*DIRECTIVE*:
Transcribe each entry below exactly. Pictures do not go in the copy.

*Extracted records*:
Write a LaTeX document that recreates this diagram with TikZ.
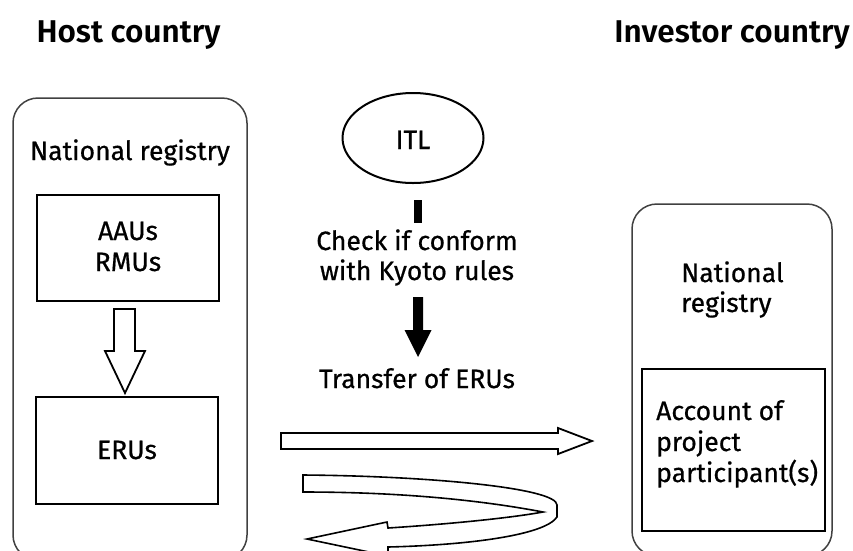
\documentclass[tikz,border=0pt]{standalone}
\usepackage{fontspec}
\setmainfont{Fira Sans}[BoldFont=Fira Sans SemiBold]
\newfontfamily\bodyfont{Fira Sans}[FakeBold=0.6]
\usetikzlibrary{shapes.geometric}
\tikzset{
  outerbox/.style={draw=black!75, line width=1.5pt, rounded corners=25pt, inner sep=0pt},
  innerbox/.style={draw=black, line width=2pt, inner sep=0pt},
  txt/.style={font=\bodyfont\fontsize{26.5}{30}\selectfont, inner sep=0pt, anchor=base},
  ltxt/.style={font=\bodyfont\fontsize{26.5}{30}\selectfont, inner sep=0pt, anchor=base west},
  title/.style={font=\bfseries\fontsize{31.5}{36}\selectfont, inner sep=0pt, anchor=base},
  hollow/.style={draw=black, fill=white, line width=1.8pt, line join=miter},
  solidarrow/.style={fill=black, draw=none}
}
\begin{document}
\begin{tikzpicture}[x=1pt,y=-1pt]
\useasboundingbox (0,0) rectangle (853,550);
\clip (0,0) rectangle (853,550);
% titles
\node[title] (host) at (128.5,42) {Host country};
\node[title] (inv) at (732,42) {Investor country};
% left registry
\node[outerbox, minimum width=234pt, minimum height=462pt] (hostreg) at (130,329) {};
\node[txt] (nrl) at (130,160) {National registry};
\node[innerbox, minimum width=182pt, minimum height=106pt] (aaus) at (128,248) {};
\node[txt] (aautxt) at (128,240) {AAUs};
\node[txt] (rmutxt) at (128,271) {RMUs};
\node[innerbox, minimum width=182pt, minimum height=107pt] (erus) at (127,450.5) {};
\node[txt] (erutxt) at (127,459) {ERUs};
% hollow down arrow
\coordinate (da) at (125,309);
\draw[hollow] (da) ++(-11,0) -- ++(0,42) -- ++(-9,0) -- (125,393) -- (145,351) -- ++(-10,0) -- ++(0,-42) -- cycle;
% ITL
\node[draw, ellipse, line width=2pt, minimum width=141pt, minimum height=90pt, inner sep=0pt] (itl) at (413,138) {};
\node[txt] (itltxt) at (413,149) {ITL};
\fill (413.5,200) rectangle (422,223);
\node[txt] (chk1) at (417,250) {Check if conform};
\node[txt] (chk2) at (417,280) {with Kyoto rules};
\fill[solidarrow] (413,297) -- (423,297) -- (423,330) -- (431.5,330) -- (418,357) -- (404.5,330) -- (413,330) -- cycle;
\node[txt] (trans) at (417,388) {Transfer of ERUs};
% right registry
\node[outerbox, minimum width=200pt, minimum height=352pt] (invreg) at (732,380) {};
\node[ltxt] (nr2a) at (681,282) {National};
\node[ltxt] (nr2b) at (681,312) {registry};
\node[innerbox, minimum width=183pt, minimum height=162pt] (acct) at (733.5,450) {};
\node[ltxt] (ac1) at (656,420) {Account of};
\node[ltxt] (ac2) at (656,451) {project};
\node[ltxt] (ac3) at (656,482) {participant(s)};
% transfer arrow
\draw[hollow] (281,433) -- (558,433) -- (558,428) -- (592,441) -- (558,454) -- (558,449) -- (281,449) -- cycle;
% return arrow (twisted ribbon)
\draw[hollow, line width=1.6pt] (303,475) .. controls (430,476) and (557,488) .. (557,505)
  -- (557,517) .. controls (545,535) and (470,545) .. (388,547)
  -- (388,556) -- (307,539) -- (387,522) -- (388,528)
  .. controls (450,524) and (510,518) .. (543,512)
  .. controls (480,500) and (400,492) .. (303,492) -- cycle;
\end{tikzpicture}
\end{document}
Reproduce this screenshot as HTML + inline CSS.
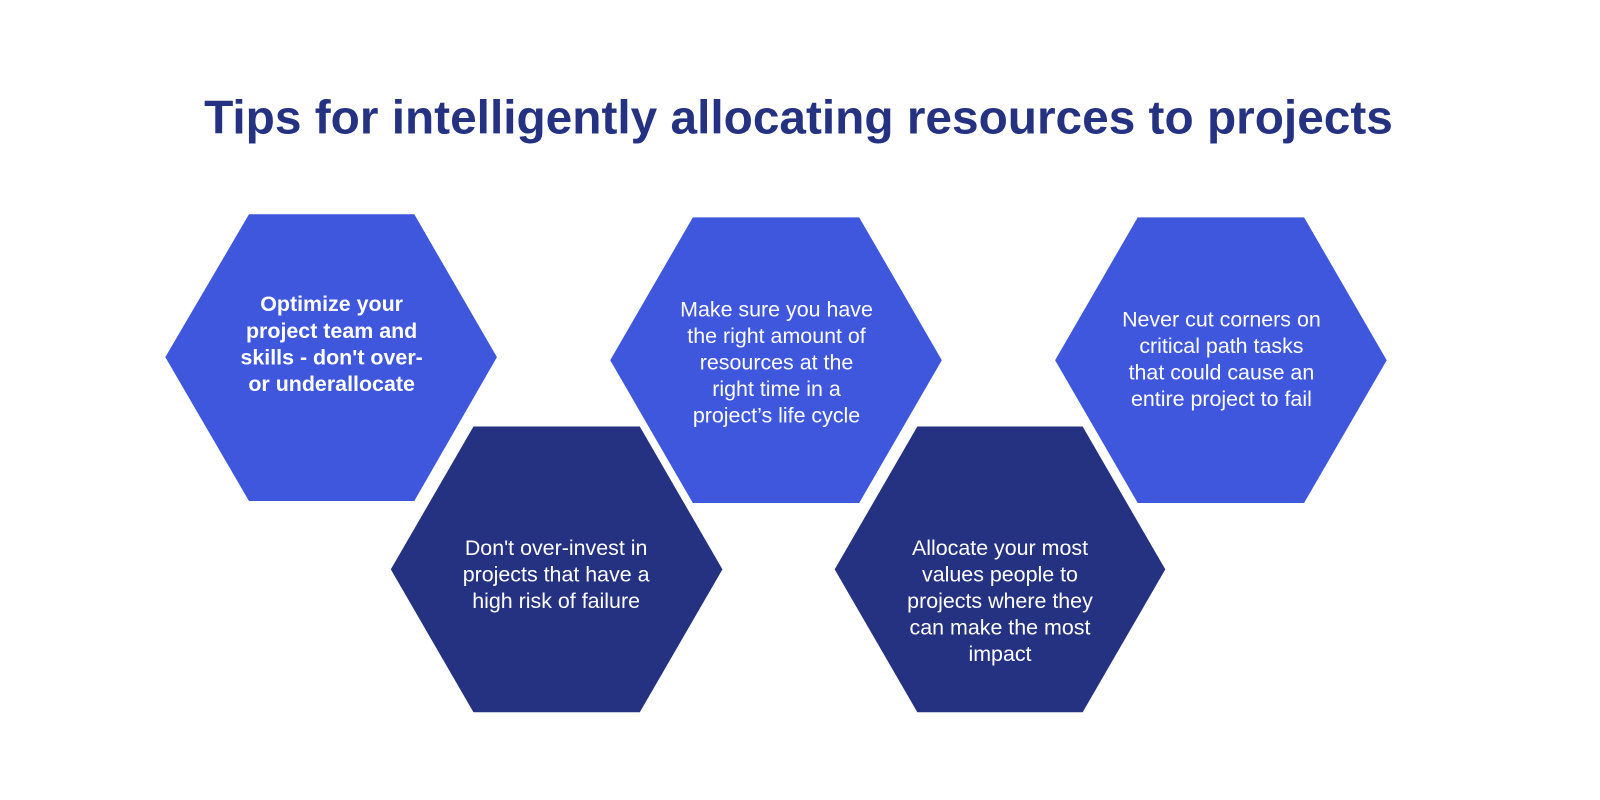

*REPLY*:
Write a LaTeX document that recreates this diagram with TikZ.
\documentclass[tikz,border=0pt]{standalone}
\usepackage{fontspec}
\setmainfont{Fira Sans}[BoldFont=Fira Sans SemiBold]
\newfontfamily\bodyfont{Fira Sans}[FakeBold=0.6]
\usetikzlibrary{shapes.geometric}
\tikzset{
  outerbox/.style={draw=black!75, line width=1.5pt, rounded corners=25pt, inner sep=0pt},
  innerbox/.style={draw=black, line width=2pt, inner sep=0pt},
  txt/.style={font=\bodyfont\fontsize{26.5}{30}\selectfont, inner sep=0pt, anchor=base},
  ltxt/.style={font=\bodyfont\fontsize{26.5}{30}\selectfont, inner sep=0pt, anchor=base west},
  title/.style={font=\bfseries\fontsize{31.5}{36}\selectfont, inner sep=0pt, anchor=base},
  hollow/.style={draw=black, fill=white, line width=1.8pt, line join=miter},
  solidarrow/.style={fill=black, draw=none}
}
\begin{document}
\begin{tikzpicture}[x=1pt,y=-1pt]
\useasboundingbox (0,0) rectangle (853,550);
\clip (0,0) rectangle (853,550);
% titles
\node[title] (host) at (128.5,42) {Host country};
\node[title] (inv) at (732,42) {Investor country};
% left registry
\node[outerbox, minimum width=234pt, minimum height=462pt] (hostreg) at (130,329) {};
\node[txt] (nrl) at (130,160) {National registry};
\node[innerbox, minimum width=182pt, minimum height=106pt] (aaus) at (128,248) {};
\node[txt] (aautxt) at (128,240) {AAUs};
\node[txt] (rmutxt) at (128,271) {RMUs};
\node[innerbox, minimum width=182pt, minimum height=107pt] (erus) at (127,450.5) {};
\node[txt] (erutxt) at (127,459) {ERUs};
% hollow down arrow
\coordinate (da) at (125,309);
\draw[hollow] (da) ++(-11,0) -- ++(0,42) -- ++(-9,0) -- (125,393) -- (145,351) -- ++(-10,0) -- ++(0,-42) -- cycle;
% ITL
\node[draw, ellipse, line width=2pt, minimum width=141pt, minimum height=90pt, inner sep=0pt] (itl) at (413,138) {};
\node[txt] (itltxt) at (413,149) {ITL};
\fill (413.5,200) rectangle (422,223);
\node[txt] (chk1) at (417,250) {Check if conform};
\node[txt] (chk2) at (417,280) {with Kyoto rules};
\fill[solidarrow] (413,297) -- (423,297) -- (423,330) -- (431.5,330) -- (418,357) -- (404.5,330) -- (413,330) -- cycle;
\node[txt] (trans) at (417,388) {Transfer of ERUs};
% right registry
\node[outerbox, minimum width=200pt, minimum height=352pt] (invreg) at (732,380) {};
\node[ltxt] (nr2a) at (681,282) {National};
\node[ltxt] (nr2b) at (681,312) {registry};
\node[innerbox, minimum width=183pt, minimum height=162pt] (acct) at (733.5,450) {};
\node[ltxt] (ac1) at (656,420) {Account of};
\node[ltxt] (ac2) at (656,451) {project};
\node[ltxt] (ac3) at (656,482) {participant(s)};
% transfer arrow
\draw[hollow] (281,433) -- (558,433) -- (558,428) -- (592,441) -- (558,454) -- (558,449) -- (281,449) -- cycle;
% return arrow (twisted ribbon)
\draw[hollow, line width=1.6pt] (303,475) .. controls (430,476) and (557,488) .. (557,505)
  -- (557,517) .. controls (545,535) and (470,545) .. (388,547)
  -- (388,556) -- (307,539) -- (387,522) -- (388,528)
  .. controls (450,524) and (510,518) .. (543,512)
  .. controls (480,500) and (400,492) .. (303,492) -- cycle;
\end{tikzpicture}
\end{document}
Reproduce this screenshot as HTML + inline CSS.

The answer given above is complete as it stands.